Real history is scary enough @#$!^%$%^%&$^&*&^&#%%. So is this prompt. Where do you get this stuff dude? Where do you live? Colorado?

#297: It is the middle of the night and you are a counselor for a camp of about 30 kids. The kids’ tent collapses in the middle of the night. What happens and how do you deal with it?


aaaa
Now we are talking! This happened to me, not with a bunch of kids but with my son. Kerry was around 10 or 11 then. During spring break, we took a road trip into the Baja section of Mexico. We loved Mexico back then and travel there was safer than today. We loved camping on a beach and high-tailed it down to the San Felipe area on the Sea of Cortez for our break. At that time, you could bounce down any number of sandy roads and drive onto the beach. The adjacent landowner, whose land we passed through on the way to the beach, charged a nominal fee. This road ended in a sandy bowl, and my station wagon mired into the sand. Not a problem for that day: we grabbed the tent, Coleman stove, cooler, and the assorted other stuff of camping and hopped over the dune, where the ocean–about 30 yards further out–greeted us. Joy! A beach, waves, sun, and no one else around. We set up the tent on the tippy top of the dune, although we rarely slept there. We preferred to sleep under the stars, which we did that first night.

a

We fell into our usual routine: eat, explore the beach, read, then head into San Felipe for lunch and shopping during the warmer hours of the afternoon. That day, we had to dig out the car. Once in town,  Kerry convinced me to buy fireworks– a few firecrackers and sparklers, but also bottle rockets. I was a bit fearful about setting off bottle aarockets, but he assured me I could do it. Go mom, you can do it. C’mon Mom, it will be fun. That night, shooting bottle rockets over the ocean was fun. I was nervous and trembling when I lit the first one. I turned to run back towards the tent after lighting the fuse and bogged down in the sand, not far from but on the other side of the bottle rocket. Boom, swhosh, off it went over the waves. We laughed at me, hunkered down in fear, arms over my head. More, more, more. We had the best time ever.

Bedtime. The dark sky full of stars turned pale as cloud cover moved in.Thinking that we might receive some night rain, I suggested that we sleep in the tent. I do not remember stories we told each other or any further laughter about the fireworks extravaganza, I do remember  waking up to a wild wind howling around us. Kerry and I both sat upright, eyes as big as saucers. Wooshing, howling, like the storm that whipped up around Jesus while His disciples slept in the boat.

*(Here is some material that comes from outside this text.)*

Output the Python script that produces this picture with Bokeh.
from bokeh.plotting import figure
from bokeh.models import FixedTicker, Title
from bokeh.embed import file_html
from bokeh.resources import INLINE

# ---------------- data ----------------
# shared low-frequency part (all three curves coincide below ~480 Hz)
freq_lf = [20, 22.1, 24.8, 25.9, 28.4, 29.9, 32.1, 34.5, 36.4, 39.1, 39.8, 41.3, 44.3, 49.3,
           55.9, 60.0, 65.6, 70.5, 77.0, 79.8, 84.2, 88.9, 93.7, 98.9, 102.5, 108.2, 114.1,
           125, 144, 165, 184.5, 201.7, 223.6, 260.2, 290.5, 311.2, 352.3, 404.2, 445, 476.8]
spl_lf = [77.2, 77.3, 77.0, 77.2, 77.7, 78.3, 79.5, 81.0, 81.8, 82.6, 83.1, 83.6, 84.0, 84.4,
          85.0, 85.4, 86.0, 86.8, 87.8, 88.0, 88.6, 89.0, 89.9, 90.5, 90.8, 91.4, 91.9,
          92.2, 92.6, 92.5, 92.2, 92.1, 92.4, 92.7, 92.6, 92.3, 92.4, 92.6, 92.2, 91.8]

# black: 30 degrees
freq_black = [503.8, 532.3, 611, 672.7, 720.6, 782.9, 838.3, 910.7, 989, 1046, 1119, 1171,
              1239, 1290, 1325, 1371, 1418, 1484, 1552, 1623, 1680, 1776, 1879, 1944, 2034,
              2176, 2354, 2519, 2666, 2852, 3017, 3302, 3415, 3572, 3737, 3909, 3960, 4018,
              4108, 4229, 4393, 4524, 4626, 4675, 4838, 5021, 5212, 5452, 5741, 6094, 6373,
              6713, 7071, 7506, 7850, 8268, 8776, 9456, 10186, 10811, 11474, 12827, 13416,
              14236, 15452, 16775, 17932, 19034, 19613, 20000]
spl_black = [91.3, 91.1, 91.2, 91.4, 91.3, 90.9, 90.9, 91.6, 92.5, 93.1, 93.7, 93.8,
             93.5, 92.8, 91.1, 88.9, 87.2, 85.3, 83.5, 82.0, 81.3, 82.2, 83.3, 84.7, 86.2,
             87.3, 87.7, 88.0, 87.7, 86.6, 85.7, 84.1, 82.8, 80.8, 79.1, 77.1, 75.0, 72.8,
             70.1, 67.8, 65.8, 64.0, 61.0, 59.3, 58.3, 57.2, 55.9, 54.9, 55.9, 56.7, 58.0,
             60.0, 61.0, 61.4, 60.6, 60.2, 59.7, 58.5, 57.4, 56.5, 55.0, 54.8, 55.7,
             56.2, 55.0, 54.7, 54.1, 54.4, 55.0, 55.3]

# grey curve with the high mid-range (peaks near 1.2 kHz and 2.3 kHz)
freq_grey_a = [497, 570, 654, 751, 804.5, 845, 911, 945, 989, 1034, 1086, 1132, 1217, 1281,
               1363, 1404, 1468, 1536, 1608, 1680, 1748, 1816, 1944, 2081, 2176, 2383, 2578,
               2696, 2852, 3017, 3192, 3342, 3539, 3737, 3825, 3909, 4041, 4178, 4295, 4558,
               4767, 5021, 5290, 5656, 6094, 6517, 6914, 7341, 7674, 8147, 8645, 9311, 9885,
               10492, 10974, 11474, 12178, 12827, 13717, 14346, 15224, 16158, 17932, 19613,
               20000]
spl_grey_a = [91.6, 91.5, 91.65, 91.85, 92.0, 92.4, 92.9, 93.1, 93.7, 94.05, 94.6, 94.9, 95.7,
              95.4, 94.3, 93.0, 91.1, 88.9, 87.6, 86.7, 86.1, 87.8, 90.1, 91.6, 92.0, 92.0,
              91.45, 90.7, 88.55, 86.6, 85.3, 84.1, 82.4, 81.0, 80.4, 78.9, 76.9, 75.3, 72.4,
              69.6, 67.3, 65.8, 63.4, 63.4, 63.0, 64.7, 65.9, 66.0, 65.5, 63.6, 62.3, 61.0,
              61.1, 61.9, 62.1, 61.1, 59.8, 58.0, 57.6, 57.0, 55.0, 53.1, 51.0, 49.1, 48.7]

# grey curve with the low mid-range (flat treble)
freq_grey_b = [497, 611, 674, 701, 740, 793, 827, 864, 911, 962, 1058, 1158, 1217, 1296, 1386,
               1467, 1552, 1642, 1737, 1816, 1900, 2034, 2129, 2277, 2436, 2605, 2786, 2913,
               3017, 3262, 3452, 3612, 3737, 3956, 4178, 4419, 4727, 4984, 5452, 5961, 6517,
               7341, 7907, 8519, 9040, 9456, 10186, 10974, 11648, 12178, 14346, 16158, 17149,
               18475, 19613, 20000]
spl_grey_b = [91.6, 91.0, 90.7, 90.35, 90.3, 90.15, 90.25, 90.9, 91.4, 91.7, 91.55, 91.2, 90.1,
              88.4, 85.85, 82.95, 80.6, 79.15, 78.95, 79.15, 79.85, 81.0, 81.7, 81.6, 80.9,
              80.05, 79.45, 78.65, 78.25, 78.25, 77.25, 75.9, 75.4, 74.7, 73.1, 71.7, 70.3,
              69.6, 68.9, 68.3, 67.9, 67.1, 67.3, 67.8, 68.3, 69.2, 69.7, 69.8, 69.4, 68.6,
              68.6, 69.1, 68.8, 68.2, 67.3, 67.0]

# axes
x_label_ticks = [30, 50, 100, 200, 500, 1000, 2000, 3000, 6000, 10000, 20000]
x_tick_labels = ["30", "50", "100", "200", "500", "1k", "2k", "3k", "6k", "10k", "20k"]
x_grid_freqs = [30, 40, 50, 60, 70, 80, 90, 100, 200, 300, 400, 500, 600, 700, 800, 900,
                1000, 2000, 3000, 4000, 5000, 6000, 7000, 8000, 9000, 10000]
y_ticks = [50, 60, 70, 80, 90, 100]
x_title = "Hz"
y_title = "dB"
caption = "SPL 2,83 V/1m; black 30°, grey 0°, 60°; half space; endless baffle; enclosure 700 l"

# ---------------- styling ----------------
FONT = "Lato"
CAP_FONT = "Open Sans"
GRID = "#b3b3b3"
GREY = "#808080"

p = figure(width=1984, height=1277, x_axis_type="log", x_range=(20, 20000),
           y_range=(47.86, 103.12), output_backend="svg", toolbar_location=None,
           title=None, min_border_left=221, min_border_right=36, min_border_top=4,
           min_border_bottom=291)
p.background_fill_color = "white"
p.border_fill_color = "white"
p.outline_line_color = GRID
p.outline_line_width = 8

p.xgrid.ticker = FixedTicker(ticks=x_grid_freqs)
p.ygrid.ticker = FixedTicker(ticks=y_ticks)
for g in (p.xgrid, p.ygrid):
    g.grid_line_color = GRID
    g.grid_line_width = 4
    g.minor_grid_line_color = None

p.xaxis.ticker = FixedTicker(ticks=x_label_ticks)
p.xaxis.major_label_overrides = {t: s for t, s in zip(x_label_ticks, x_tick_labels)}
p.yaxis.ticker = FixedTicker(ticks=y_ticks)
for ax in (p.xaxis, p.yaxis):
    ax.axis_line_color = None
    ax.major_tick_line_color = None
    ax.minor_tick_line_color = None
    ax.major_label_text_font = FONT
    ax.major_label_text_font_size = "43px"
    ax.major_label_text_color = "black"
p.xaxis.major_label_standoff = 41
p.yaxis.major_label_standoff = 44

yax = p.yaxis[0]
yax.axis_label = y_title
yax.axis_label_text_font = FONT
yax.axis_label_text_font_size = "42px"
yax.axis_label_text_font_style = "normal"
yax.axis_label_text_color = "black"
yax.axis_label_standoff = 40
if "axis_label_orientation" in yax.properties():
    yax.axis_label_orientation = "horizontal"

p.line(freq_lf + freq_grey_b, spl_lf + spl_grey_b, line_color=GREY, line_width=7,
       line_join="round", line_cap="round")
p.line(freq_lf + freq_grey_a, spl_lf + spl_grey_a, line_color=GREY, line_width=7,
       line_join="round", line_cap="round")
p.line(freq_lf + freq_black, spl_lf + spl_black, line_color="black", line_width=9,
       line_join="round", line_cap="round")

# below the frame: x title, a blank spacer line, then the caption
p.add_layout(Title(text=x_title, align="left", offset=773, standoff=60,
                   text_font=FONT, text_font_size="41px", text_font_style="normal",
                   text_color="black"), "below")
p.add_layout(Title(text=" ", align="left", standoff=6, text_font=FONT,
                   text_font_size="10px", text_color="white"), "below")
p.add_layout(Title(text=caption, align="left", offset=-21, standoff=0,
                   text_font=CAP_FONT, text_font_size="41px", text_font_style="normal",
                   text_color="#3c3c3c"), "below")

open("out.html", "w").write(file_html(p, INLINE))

Were the fireworks gods angry at us? What the heck! Within seconds, the tent collapsed around us. We sat there in the collapsed tent, unsure about our next move. Neither of us wanted to go outside, but I worry if we are safe on top of the dune? Lightning anywhere nearby? The mom instinct kicked in, and I crawled from under the heap of flapping fabric that was our tent. From the shadows the landowner approached, scaring me to death. Are you all right? Everything okay? he asked in perfect English. Did you see lightning? I asked him. No. Then the storm subsided and the skies cleared. Stars shone throughout the universe and our corner of the world was peaceful once again. We flailed around in the deflated tent and pulled out our sleeping bags, setting up once again on the beach.

Another day arrives and we eat, explore the beach, head into town when the air gets hot. We buy more firecrackers every afternoon and laugh heartily as we set them off at night. A favorite memory of confronting fear and subsequent laughter.

aaa

San Felipe

In case you are wondering, I am thinking that if laundry and guests start to smell after three days, wrestling with writing prompts also begins to stink in the same time frame. Therefore, I shall stop this craziness. Be forewarned: I may return when I need some amusement.

Speaking of kids and camp, I am heading off for a three-day youth rally with our ND kids. Catch you on the rebound.